Having been an elite athlete in another sport, it is a hit to the ego. I’ve got such high expectations of myself and my standards are so high because I’ve been one of the best in the world, and I’ve been part of a team that’s been one of the best in the world, so it is a bit humbling when I have to ask 18-year-olds, ‘What’s the best way to do that?’ You have to put it aside and think, ’I’m here to learn, and anyone’s got something to teach’.


I might be physically superior, faster, stronger and fitter, than a lot of the girls – not all of them, clearly, but some of them – but that doesn’t mean everything.


And why I get so mentally tired is because of the decision-making that comes so naturally to the girls who have been playing for a long time. So I might make the same decision, but my brain’s having to do a lot more work.


I love the physicality of footy. It’s known throughout the world as being one of the most physically demanding sports. It’s got everything: power, speed, agility, aerobic capacity. I love being able to tackle people and use my body. The full spectacle.





People ask if it’s a good thing that I’ve been able to come straight into the league without any experience. In five or six years, players won’t be able to do that – although there will be more teams, so potentially the very top athletes still could.


I look at my teammates and Ash Brazill, with netball, and Jess Cameron, with cricket, are both juggling two sports. Ideally, you don’t want that. Ideally you want athletes to be paid enough that they can concentrate on the one sport, just like the men.


But in five or six years, when you’ve got a fully professional program, when you’ve got kids who’ve been playing since they were 12- or 13-years-old until they’re 20 and getting drafted, you won’t be able to do what I’m doing, because there will be too much talent available.


That’s probably where a lot of the criticism comes from – especially from a lot of men who go, ‘Oh, it’s the same as an under 13 boys game’. Well, yeah, it’s true that it isn’t the same as an AFL men’s game because these girls haven’t been playing for that long.


This will be just my seventh game ever – I’ve only played practice matches and I’ll be playing AFLW. I only started six months ago, so of course I’m not going to be as good as someone who’s been playing for 10 years. And that’s the same for a lot of us.
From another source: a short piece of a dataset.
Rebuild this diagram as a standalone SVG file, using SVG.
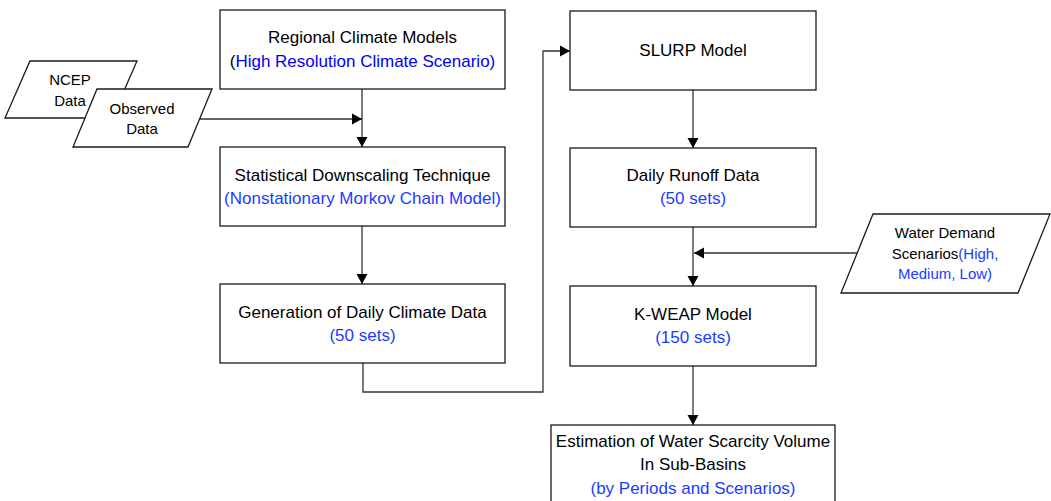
<svg xmlns="http://www.w3.org/2000/svg" width="1051" height="501" viewBox="0 0 1051 501">
<style>
.box{fill:#fff;stroke:#1a1a1a;stroke-width:1.3}
.ln{fill:none;stroke:#333;stroke-width:1.3}
text{font-family:"Liberation Sans",Arial,sans-serif;font-size:17px;fill:#000;text-anchor:middle}
.s{font-size:15px}
.b{fill:#1a3cff}
.b0{fill:#0000ee}
</style>
<defs>
<marker id="ah" markerUnits="userSpaceOnUse" markerWidth="12" markerHeight="12" refX="10" refY="6" orient="auto">
<path d="M0,0.5 L10,6 L0,11.5 Z" fill="#000"/>
</marker>
</defs>
<rect width="1051" height="501" fill="#fff"/>
<g id="connectors">
<line class="ln" x1="362" y1="89" x2="362" y2="147" marker-end="url(#ah)"/>
<line class="ln" x1="200" y1="119" x2="362" y2="119" marker-end="url(#ah)"/>
<line class="ln" x1="362" y1="226" x2="362" y2="284" marker-end="url(#ah)"/>
<polyline class="ln" points="363,363 363,392 543,392 543,51 570,51" marker-end="url(#ah)"/>
<line class="ln" x1="693" y1="90" x2="693" y2="148" marker-end="url(#ah)"/>
<line class="ln" x1="693" y1="227" x2="693" y2="286" marker-end="url(#ah)"/>
<line class="ln" x1="857" y1="253" x2="694" y2="253" marker-end="url(#ah)"/>
<line class="ln" x1="693" y1="366" x2="693" y2="425" marker-end="url(#ah)"/>
</g>
<g id="rcm">
<rect class="box" x="220" y="10" width="285" height="79"/>
<text x="362.5" y="43">Regional Climate Models</text>
<text x="362.5" y="67"><tspan>(</tspan><tspan class="b0">High Resolution Climate Scenario)</tspan></text>
</g>
<g id="ncep">
<polygon class="box" points="30,61 137,61 112,118 5,118"/>
<text x="70" y="85" class="s">NCEP</text>
<text x="70" y="106" class="s">Data</text>
</g>
<g id="observed">
<polygon class="box" points="97,89 212,89 188,147 73,147"/>
<text class="s" x="142" y="114">Observed</text>
<text class="s" x="142" y="134">Data</text>
</g>
<g id="sdt">
<rect class="box" x="220" y="147" width="285" height="79"/>
<text x="362.5" y="181">Statistical Downscaling Technique</text>
<text x="362.5" y="204" class="b">(Nonstationary Morkov Chain Model)</text>
</g>
<g id="gen">
<rect class="box" x="220" y="284" width="285" height="79"/>
<text x="362.5" y="318">Generation of Daily Climate Data</text>
<text x="362.5" y="341" class="b">(50 sets)</text>
</g>
<g id="slurp">
<rect class="box" x="570" y="11" width="246" height="79"/>
<text x="693" y="56">SLURP Model</text>
</g>
<g id="runoff">
<rect class="box" x="570" y="148" width="246" height="79"/>
<text x="693" y="181">Daily Runoff Data</text>
<text x="693" y="204" class="b">(50 sets)</text>
</g>
<g id="demand">
<polygon class="box" points="873,214 1050,214 1018,293 841,293"/>
<text class="s" x="945" y="238">Water Demand</text>
<text class="s" x="945" y="259">Scenarios<tspan class="b">(High,</tspan></text>
<text class="s b" x="945" y="279">Medium, Low)</text>
</g>
<g id="kweap">
<rect class="box" x="570" y="286" width="246" height="80"/>
<text x="693" y="320">K-WEAP Model</text>
<text x="693" y="343" class="b">(150 sets)</text>
</g>
<g id="estimation">
<rect class="box" x="551" y="425" width="284" height="90"/>
<text x="693" y="447">Estimation of Water Scarcity Volume</text>
<text x="693" y="470">In Sub-Basins</text>
<text x="693" y="494" class="b">(by Periods and Scenarios)</text>
</g>
</svg>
I can understand the criticism, but at the moment the league is still in its raw stages, and at the same time it’s still getting a lot of publicity – more so than all the other female sports combined, basically, so that’s encouraging in terms of the bigger picture.


Some people have been comparing us to the men. They’ve had a competition and pretty defined pathways for more than 100 years. Their comp started out like ours – men working all day, then heading to training a couple of nights a week in winter.


They, too, had inspirational stories about balancing work and sport. They, too, were lacking in skills and fitness. They, too, were playing this sport for the love of the game. 


But even when the AFLW is fully established – when those stories start to filter out and we are doing this as a fulltime job – the game still won’t be the same as the men. I don’t think we want it to be. We want to create our own brand of football, something unique to us. In the end, you don’t compare featherweight fighters to heavyweights. So why compare us women to the men?


So, yeah, I shouldn’t really be able to do what I’m doing, but at the moment I can use my athleticism to counteract my lack of skills, while some of the other girls have the skills without the real athleticism. It’s great that there’s a pathway now for the girls who aspire to have a career in football.


As long as I can keep the nerves under control on Saturday I should be fine, and I know my old hockey teammates in Belgium will be watching. They’ve said they’ll put it up on the screen in the club. They’ll have no idea what’s going on, but they’ll laugh at the size of the field and the shape of the ball.


And the fact that you get a point for missing? They’ll like that, too.